** start **

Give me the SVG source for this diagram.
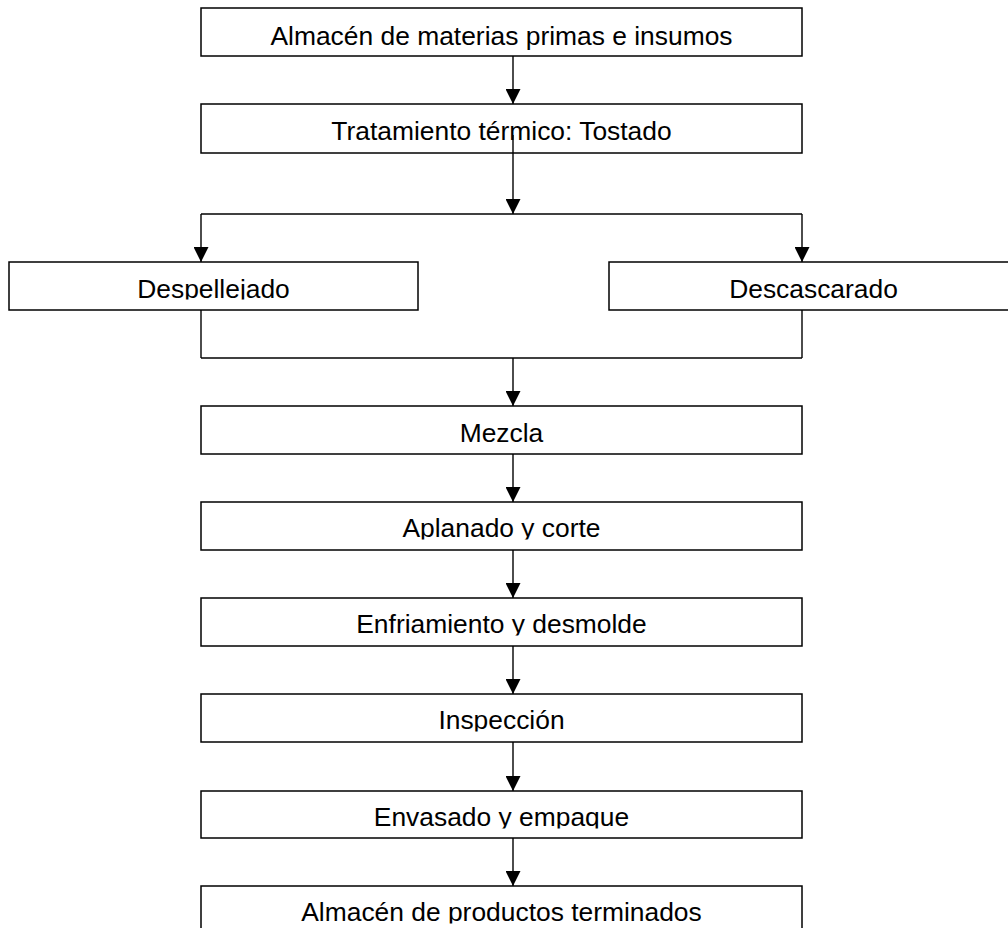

** end **
** start **

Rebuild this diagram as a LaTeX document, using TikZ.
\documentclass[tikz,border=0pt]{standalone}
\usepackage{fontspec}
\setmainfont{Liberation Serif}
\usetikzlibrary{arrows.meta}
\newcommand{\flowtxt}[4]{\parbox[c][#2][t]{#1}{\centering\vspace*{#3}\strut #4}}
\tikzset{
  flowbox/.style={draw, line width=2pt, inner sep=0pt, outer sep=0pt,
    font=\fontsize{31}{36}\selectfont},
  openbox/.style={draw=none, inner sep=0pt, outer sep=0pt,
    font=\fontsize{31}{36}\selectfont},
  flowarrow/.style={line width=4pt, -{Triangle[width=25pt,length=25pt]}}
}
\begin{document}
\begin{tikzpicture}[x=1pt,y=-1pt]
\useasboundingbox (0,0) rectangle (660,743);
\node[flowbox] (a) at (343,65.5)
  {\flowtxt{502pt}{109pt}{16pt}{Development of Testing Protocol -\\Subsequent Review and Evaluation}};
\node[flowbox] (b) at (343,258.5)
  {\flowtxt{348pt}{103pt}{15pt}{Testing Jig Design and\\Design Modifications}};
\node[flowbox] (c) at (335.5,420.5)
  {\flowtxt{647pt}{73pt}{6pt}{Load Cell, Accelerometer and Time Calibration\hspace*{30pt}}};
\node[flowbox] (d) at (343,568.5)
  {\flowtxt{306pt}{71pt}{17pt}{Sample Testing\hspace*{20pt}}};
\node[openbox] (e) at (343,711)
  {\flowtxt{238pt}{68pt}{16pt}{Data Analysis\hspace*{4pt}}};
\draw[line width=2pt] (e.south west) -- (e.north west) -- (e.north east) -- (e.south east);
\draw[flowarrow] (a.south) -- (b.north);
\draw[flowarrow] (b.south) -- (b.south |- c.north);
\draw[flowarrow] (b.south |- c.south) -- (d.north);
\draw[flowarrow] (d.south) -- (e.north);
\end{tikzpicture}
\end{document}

** end **
** start **

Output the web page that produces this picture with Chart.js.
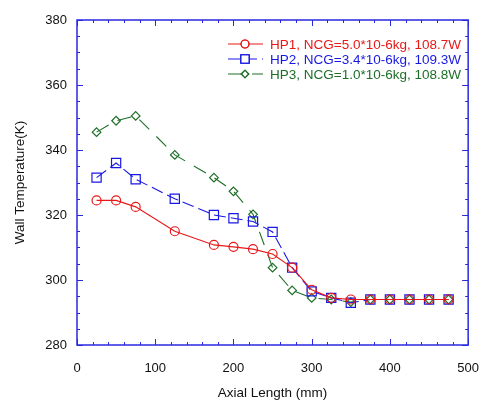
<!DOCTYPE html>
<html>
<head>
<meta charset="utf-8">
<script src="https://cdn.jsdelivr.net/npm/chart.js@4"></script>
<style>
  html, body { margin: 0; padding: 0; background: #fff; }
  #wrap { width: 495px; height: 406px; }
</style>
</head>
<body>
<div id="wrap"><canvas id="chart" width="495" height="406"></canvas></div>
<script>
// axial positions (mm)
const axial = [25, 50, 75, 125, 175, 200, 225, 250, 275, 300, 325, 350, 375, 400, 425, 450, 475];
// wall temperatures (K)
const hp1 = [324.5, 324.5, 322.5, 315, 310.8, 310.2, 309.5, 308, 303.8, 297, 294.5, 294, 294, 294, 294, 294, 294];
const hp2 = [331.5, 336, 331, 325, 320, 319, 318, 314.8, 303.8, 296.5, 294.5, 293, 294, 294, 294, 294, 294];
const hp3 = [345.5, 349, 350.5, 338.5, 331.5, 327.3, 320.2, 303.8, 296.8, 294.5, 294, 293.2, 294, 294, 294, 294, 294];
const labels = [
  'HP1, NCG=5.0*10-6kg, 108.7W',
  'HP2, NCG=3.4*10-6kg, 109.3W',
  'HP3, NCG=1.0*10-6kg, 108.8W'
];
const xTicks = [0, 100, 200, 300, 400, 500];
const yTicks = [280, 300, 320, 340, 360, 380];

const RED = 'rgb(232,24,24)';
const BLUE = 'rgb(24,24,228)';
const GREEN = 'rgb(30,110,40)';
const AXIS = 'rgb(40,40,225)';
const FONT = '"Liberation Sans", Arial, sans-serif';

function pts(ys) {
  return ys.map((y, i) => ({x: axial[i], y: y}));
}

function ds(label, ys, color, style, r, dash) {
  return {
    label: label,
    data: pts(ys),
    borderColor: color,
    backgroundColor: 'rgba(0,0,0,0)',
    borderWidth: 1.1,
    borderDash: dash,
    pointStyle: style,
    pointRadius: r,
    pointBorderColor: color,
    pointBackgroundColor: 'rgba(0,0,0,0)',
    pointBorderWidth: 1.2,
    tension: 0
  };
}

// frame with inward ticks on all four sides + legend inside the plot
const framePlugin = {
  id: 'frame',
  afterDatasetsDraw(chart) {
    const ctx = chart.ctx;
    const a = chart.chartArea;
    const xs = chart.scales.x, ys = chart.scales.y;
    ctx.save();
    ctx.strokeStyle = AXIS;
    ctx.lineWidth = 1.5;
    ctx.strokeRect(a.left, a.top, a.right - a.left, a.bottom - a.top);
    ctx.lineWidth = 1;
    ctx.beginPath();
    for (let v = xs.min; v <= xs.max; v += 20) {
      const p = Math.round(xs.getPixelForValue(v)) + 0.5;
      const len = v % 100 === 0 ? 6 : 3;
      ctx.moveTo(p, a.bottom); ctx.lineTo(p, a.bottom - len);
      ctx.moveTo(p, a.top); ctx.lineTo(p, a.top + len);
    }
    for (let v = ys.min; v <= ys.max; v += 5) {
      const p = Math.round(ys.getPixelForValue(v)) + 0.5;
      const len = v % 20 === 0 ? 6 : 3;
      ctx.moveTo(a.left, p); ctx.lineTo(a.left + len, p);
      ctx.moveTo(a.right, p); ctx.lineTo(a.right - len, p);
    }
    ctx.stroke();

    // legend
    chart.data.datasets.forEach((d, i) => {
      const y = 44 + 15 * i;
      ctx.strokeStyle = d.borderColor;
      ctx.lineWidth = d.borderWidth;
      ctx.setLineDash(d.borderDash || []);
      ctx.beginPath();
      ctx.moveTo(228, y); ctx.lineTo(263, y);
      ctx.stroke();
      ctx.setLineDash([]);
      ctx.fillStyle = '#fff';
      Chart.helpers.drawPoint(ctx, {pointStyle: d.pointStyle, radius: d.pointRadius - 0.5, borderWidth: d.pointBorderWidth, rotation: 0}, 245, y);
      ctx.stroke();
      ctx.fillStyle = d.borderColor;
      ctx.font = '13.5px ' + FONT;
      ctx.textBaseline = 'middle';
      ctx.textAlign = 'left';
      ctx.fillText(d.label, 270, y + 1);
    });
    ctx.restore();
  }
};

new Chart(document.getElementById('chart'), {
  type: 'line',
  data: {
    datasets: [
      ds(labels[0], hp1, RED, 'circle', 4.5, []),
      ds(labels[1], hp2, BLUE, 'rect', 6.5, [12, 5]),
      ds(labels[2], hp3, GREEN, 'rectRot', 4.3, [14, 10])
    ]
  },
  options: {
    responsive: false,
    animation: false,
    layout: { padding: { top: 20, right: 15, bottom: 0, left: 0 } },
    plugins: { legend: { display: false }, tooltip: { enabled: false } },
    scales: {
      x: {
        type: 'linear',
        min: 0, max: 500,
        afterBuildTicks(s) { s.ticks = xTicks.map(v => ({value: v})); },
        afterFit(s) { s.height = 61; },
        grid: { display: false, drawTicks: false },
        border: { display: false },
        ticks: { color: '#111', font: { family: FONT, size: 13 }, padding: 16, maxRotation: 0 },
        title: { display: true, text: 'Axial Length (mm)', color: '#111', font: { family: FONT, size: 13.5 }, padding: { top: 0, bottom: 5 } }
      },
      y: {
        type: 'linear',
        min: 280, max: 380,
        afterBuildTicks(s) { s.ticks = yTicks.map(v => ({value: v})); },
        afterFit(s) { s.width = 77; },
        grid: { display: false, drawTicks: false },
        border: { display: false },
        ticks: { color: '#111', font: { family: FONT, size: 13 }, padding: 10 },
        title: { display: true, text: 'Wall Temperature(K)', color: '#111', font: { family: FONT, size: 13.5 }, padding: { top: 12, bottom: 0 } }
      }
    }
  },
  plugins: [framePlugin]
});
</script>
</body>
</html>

** end **

Give only the number of lines in the material above that include the word "this".

- _Completed task_: 3